Your microwave is one of the most energy-hungry appliances in your home. To be able to operate correctly your microwave requires a lot of electricity which can sometimes make it trip the circuit breaker that supplies power to it. It could also be that your microwave has become faulty or an electrical component within your microwave has become defective and will need to be replaced.
If your microwave is tripping the circuit breaker this guide will give you step-by-step instructions for how to fix it. Simply start from the top and work your way down our guide.
Step 1 – Check the circuit breaker
The best place to start is to inspect the circuit breaker to see if it’s becoming overloaded when you use your microwave. If this is the case the circuit breaker may need to be repaired or replaced.
Here’s how to check the circuit breaker:
- Locate your household breaker box.
- Check if your microwave is powered by a dedicated breaker (most likely labeled ‘’microwave”) or if it is powered by a shared breaker (most likely labeled “kitchen”).
- If your microwave is powered by a dedicated circuit breaker, this means it’s probably not the circuit breaker that is causing the problem. However, it’s a good idea to test the circuit breaker to ensure it is working correctly. If the circuit breaker is fine, move on to the next step.
- If your microwave isn’t powered by a dedicated circuit breaker it’s recommended to get an electrician to change your circuit breakers so that it is. This will ensure your circuit breaker has the required voltage to power your microwave.
- Once an electrician has created a dedicated circuit breaker for your microwave, test if the problem has been solved. If not, you’ll need to proceed to the next step in this guide.

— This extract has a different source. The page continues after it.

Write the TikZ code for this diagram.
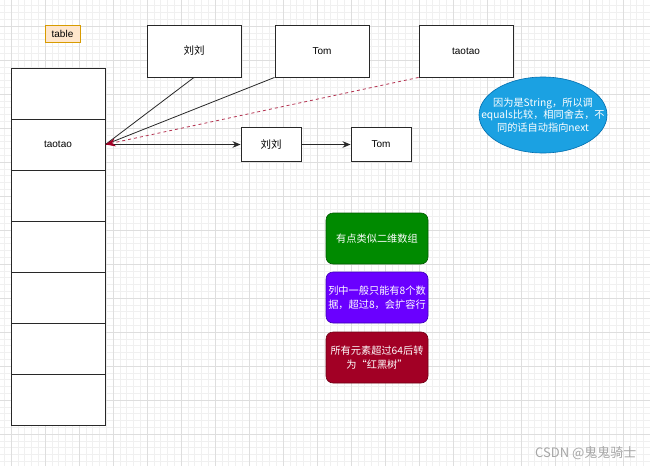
\documentclass[tikz,border=0pt]{standalone}
\usepackage{fontspec}
\setmainfont{Liberation Sans}
\newfontfamily\cjk{Noto Sans CJK SC}
\usetikzlibrary{arrows.meta,shapes.geometric}
\definecolor{gridminor}{RGB}{240,240,240}
\definecolor{gridmajor}{RGB}{222,222,222}
\definecolor{tblfill}{RGB}{255,230,204}
\definecolor{tbldraw}{RGB}{215,155,0}
\definecolor{ellfill}{RGB}{27,161,226}
\definecolor{elldraw}{RGB}{0,110,175}
\definecolor{greenfill}{RGB}{0,138,0}
\definecolor{greendraw}{RGB}{0,90,0}
\definecolor{purplefill}{RGB}{106,0,255}
\definecolor{purpledraw}{RGB}{60,0,180}
\definecolor{redfill}{RGB}{162,0,37}
\definecolor{reddraw}{RGB}{110,0,20}
\definecolor{dashred}{RGB}{180,50,80}
\definecolor{linegray}{RGB}{40,40,40}
\tikzset{
  box/.style={draw=linegray, line width=0.9pt, fill=white, rectangle, inner sep=0pt, font=\fontsize{10}{12}\selectfont},
  rowbox/.style={box, minimum width=94pt, minimum height=51pt},
  bigbox/.style={box, minimum width=94pt, minimum height=52pt},
  smallbox/.style={box, minimum width=60pt, minimum height=34pt},
  note/.style={rectangle, rounded corners=7pt, minimum width=102pt, minimum height=51pt, align=center, text=white, inner sep=0pt, line width=0.6pt, font=\cjk\fontsize{10.2}{13.5}\selectfont},
  link/.style={draw=linegray, line width=0.8pt},
  arr/.style={link, -{Stealth[length=8pt,width=6.5pt]}}
}
\begin{document}
\begin{tikzpicture}[x=1pt,y=-1pt]
\useasboundingbox (0,0) rectangle (650,466);
\fill[white] (0,0) rectangle (650,466);
% grid
\foreach \i in {0,...,95} {
  \draw[gridminor, line width=0.5pt] ({4.2+\i*6.8},0) -- ({4.2+\i*6.8},466);
}
\foreach \i in {0,...,69} {
  \draw[gridminor, line width=0.5pt] (0,{5.6+\i*6.8}) -- (650,{5.6+\i*6.8});
}
\foreach \i in {0,...,18} {
  \draw[gridmajor, line width=0.7pt] ({11+\i*34},0) -- ({11+\i*34},466);
}
\foreach \i in {0,...,13} {
  \draw[gridmajor, line width=0.7pt] (0,{26+\i*34}) -- (650,{26+\i*34});
}
% table label
\node[draw=tbldraw, fill=tblfill, minimum width=35pt, minimum height=17pt, inner sep=0pt, font=\fontsize{10}{11}\selectfont] (tlabel) at (62.5,34) {table};
% table rows
\node[rowbox] (r1) at (58,93.5) {};
\node[rowbox] (r2) at (58,144.5) {taotao};
\node[rowbox] (r3) at (58,195.5) {};
\node[rowbox] (r4) at (58,246.5) {};
\node[rowbox] (r5) at (58,297.5) {};
\node[rowbox] (r6) at (58,348.5) {};
\node[rowbox] (r7) at (58,399.5) {};
% top boxes
\node[bigbox, font=\cjk\fontsize{10.5}{12}\selectfont] (liu1) at (194,51) {刘刘};
\node[bigbox] (tom1) at (322,51) {Tom};
\node[bigbox] (tao1) at (466,51) {taotao};
% chain boxes
\node[smallbox, font=\cjk\fontsize{10.5}{12}\selectfont] (liu2) at (271,144.5) {刘刘};
\node[smallbox] (tom2) at (381,144.5) {Tom};
% ellipse
\node[ellipse, draw=elldraw, fill=ellfill, line width=0.6pt, minimum width=128pt, minimum height=76pt, inner sep=0pt] (ell) at (543,115) {};
\node[text=white, align=center, inner sep=0pt, font=\cjk\fontsize{10.2}{12.5}\selectfont] (elltext) at (ell.center) {因为是String，所以调\\equals比较，相同舍去，不\\同的话自动指向next};
% notes
\node[note, draw=greendraw, fill=greenfill] (n1) at (377,238.5) {有点类似二维数组};
\node[note, draw=purpledraw, fill=purplefill] (n2) at (377,297.5) {列中一般只能有8个数\\据，超过8，会扩容行};
\node[note, draw=reddraw, fill=redfill] (n3) at (377,357.5) {所有元素超过64后转\\为“红黑树”};
% connectors
\draw[link] (liu1.south) -- (r2.east);
\draw[link] (tom1.south west) -- (r2.east);
\draw[arr] (r2.east) -- (liu2.west);
\draw[arr] (liu2.east) -- (tom2.west);
\draw[draw=dashred, line width=0.8pt, dash pattern=on 3pt off 3pt, -{Stealth[length=10pt,width=8pt,color=redfill]}] (tao1.south west) -- (r2.east);
% watermark
\node[text=black!35, anchor=east, font=\cjk\fontsize{13}{14}\selectfont] (wm) at (640,453) {CSDN @鬼鬼骑士};
\end{tikzpicture}
\end{document}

Step 2 – Make sure the microwave isn’t at fault
If your microwave has a dedicated circuit breaker, the next step in our guide for how to fix a microwave tripping the circuit breaker is to rule out the problem being caused by a fault with the microwave itself.
Here’s how to make sure your microwave isn’t faulty:
- Start by plugging your microwave into a high amp circuit that you know has a dedicated circuit. If using your microwave makes the breaker trip in a different power outlet this means your microwave is probably faulty and will need to be repaired. If this is the case, proceed to step 3.
- If the microwave works in an alternative power outlet, then the microwave’s usual power socket and/or circuit breaker is the likely cause of the problem so will need to be inspected by a technician if it hasn’t been already (see Step 1, point 4).
Step 3 – Inspect the door safety latch
Within your door safety latch are several switches that are there to ensure the door is closed and the microwave can operate safely. If any of the switches become defective or if the latch hooks become broken your microwave may trip the circuit breaker.
Here’s how to inspect the door safety latch:
- First, check that the latch hooks are not broken. If you find they are damaged, replace the hooks or the entire latch unit.
- If the hooks are fine, disconnect your microwave from the power source and locate the door latch.
- Once located, find the microswitches on the door latch and disconnect them. Once disconnected, test all the switches with a multimeter for continuity, once with the door open and once with the door closed.
- If any of the switches are faulty, they will need to be replaced. If fine, proceed to the next step.
Step 4 – Inspect the turntable motor
Your microwave has a turntable motor that powers the turntable so your microwave can turn around. Sometimes liquid can leak down into the turntable motor causing the motor to become defective which in turn causes the circuit to trip. The best way to avoid this happening is to wipe your microwave out after every use and if any spills occur clean them up quickly.
Here’s how to inspect the turntable motor:
- Unplug your microwave from the power socket.
- Discharge the capacitor. If you don’t know how to do this, it’s recommended that you stop and call a technician as this can be a very dangerous task given the risk of electrical shocks.
- Locate the turntable motor and disconnect the connectors.
- Test the motor with a multimeter to ensure it has continuity.
- If the motor is defective, replace it. If fine, proceed to the next step.
- If you do install a new turntable motor, the next step is to turn your microwave back on and test if this has stopped the circuit breaker from tripping. If the microwave still trips the circuit breaker, proceed to the next step.
Step 5 – Inspect the capacitor
The capacitor stores lots of energy and when you turn your microwave on it helps to ensure the microwave can operate correctly. If the capacitor becomes defective your microwave might make a loud noise when it’s operating and then trip the circuit breaker. Please note that inspecting a capacitor is a very dangerous task and shouldn’t be attempted by anyone that isn’t qualified and/or experienced to do so. This is because they store lots of voltage which means there is a significant risk of electrical shock if they aren’t handled properly.
Here’s how to inspect the capacitor:
- Switch the power off to your microwave.
- Locate the capacitor.
- Discharge the electricity from the capacitor
- Disconnect the connectors from the capacitor.
- Test the capacitor with a multimeter.
- If faulty, the capacitor will need to be replaced or you may decide the better option is to purchase a new microwave.
- If you do replace the capacitor, turn your microwave back on when it has been installed and test if the microwave still trips the circuit breaker. If not, your microwave has been fixed.